I have finished Appians history of the civil wars of Rome, and am now going to read the Roman lives in Plutarch, the Grecian I read when I was reading the history of Greece; I think biography much more agreable than history, which in truth I do not like. it is exclusively an exercise of the memory, and I have none. so is biography, but that is more amusing, from it’s hav[ing] [. . .] more anecdote than history. a bad cold obliged me to desert the harpsichord and [. . .] guitar before the meeting of the visitors, but I will practice again now that we are alon[e] [. . .] and try to improve a little before you come. This is a busy season however for my needle, w[hen I?] cast aside the winter apparel and prepare my summer wardrobe. I need not apologize for giving you all these details with regard to my occupations My dearest Nicholas, for though they would be tedious to others, I know that you like to know what I am doing; and are pleased when I have it in my power to tell you that I am spending my time usefully. Your approbation, and that of my dear mother and the girls, excite my indolent disposition to exertion; and are my strongest aids in the endeavours I make incessantly to correct the faults of my temper.—I shall perfume [. . .] this letter with some of your violets, which you will not think the less sweet because I have worn them all the morning, and also with a double blue violet that Mama just gather’d from her bed, and which is only the third flower it has produced this Spring. I wish I could add one of my beautiful roses, the bush is not two feet high I am sure, and it has already brought six roses to perfection, and now has several [b]uds coming on. Give my love to Browse, My Dear Nicholas, and since you have a mind to be my [n]ephew, believe me ever your affectionate Aunt

V. J. R.

Mary will revenge my wrongs with tooth & nail, & her saucy little tongue; she had the impudence to call her Grandmother ‘a mean lazy thing’ the other day. what will become of you?

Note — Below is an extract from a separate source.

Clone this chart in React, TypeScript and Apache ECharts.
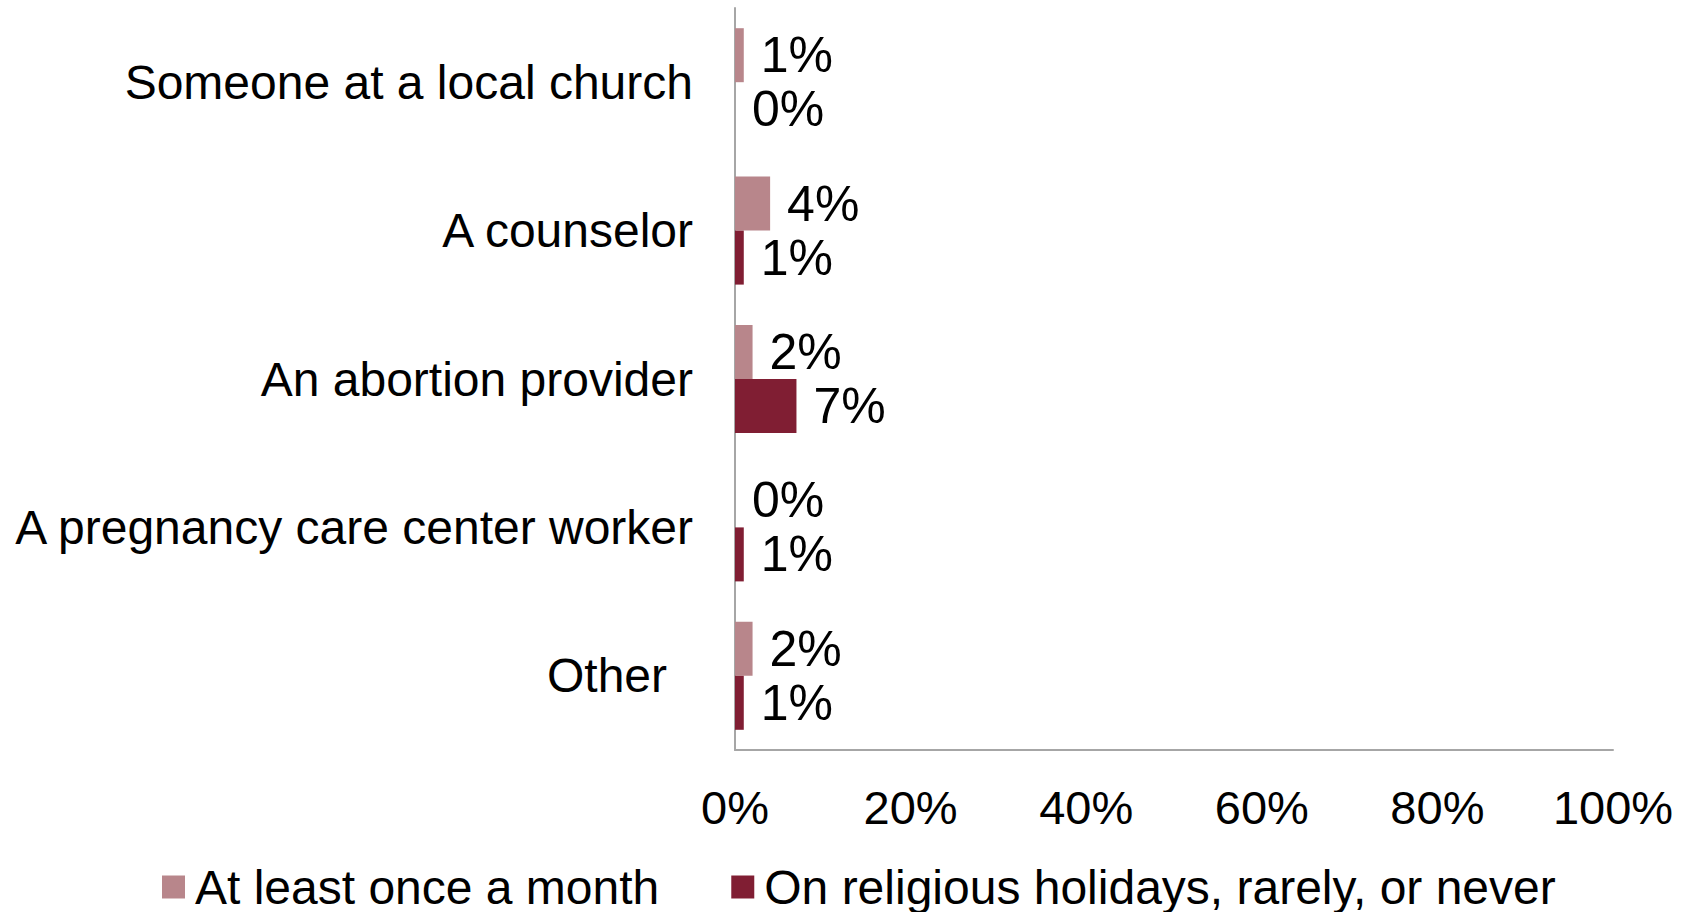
import React, { useEffect, useRef } from "react";
import * as echarts from "echarts";

const categories = [
  "Someone at a local church",
  "A counselor",
  "An abortion provider",
  "A pregnancy care center worker",
  "Other",
];
const seriesNames = ["At least once a month", "On religious holidays, rarely, or never"];
const monthlyValues = [1, 4, 2, 0, 2];
const rarelyValues = [0, 1, 7, 1, 1];
const xTicks = { min: 0, max: 100, interval: 20 };

const FONT = "'Liberation Sans', Arial, sans-serif";

export default function App() {
  const ref = useRef<HTMLDivElement>(null);
  useEffect(() => {
    document.body.style.margin = "0";
    const chart = echarts.init(ref.current!, null, { renderer: "svg" });
    const label = {
      show: true,
      position: "right",
      distance: 17,
      formatter: "{c}%",
      color: "#000",
      fontSize: 50,
      fontFamily: FONT,
    };
    chart.setOption({
      animation: false,
      textStyle: { fontFamily: FONT },
      grid: { left: 735, right: 79, top: 8, bottom: 162, containLabel: false },
      legend: {
        data: seriesNames,
        left: 157,
        top: 857,
        icon: "rect",
        itemWidth: 23,
        itemHeight: 23,
        itemGap: 72,
        textStyle: {
          fontSize: 48,
          lineHeight: 50,
          color: "#000",
          fontFamily: FONT,
          padding: [0, 0, 0, 5],
        },
      },
      xAxis: {
        type: "value",
        min: xTicks.min,
        max: xTicks.max,
        interval: xTicks.interval,
        axisLine: { show: true, lineStyle: { color: "#a6a6a6", width: 2 } },
        axisTick: { show: false },
        splitLine: { show: false },
        axisLabel: {
          formatter: "{value}%",
          fontSize: 47,
          color: "#000",
          margin: 34,
          fontFamily: FONT,
        },
      },
      yAxis: {
        type: "category",
        data: categories,
        inverse: true,
        axisLine: { show: true, lineStyle: { color: "#a6a6a6", width: 2 } },
        axisTick: { show: false },
        axisLabel: {
          fontSize: 48,
          color: "#000",
          margin: 42,
          fontFamily: FONT,
          formatter: (v: string) => (v === "Other" ? "{o|" + v + "}" : v),
          rich: {
            o: { fontSize: 48, color: "#000", fontFamily: FONT, padding: [0, 26, 0, 0] },
          },
        },
      },
      series: [
        {
          name: seriesNames[0],
          type: "bar",
          data: monthlyValues,
          barWidth: 54,
          barGap: "0%",
          itemStyle: { color: "#b8868b" },
          label,
        },
        {
          name: seriesNames[1],
          type: "bar",
          data: rarelyValues,
          barWidth: 54,
          barGap: "0%",
          itemStyle: { color: "#801e33" },
          label,
        },
      ],
    });
    return () => chart.dispose();
  }, []);
  return <div ref={ref} style={{ width: 1692, height: 912 }} />;
}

I am very sorry to hear your situation with regard to the post office, and I think you should write to me every good saturday, as I may be subject otherwise to so many disappointments in my expectation of letters from you;—

RC (DLC: NPT); mutilated at seal; addressed: “To Nicholas P. Trist Esqr Donaldsonville La-fourche Louisiana”; stamped; postmarked Charlottesville, 10 Apr.; endorsed by Trist: “Randolph (V.J.) Apr. 8. 24.”

The novel melincourt, by Thomas Love Peacock (1817), was an “an overtly political satire,” featuring an orangutan mimicking human behavior and ultimately gaining election to Parliament (Oxford Dictionary of National Biography).

in propria persona: “for one’s self.”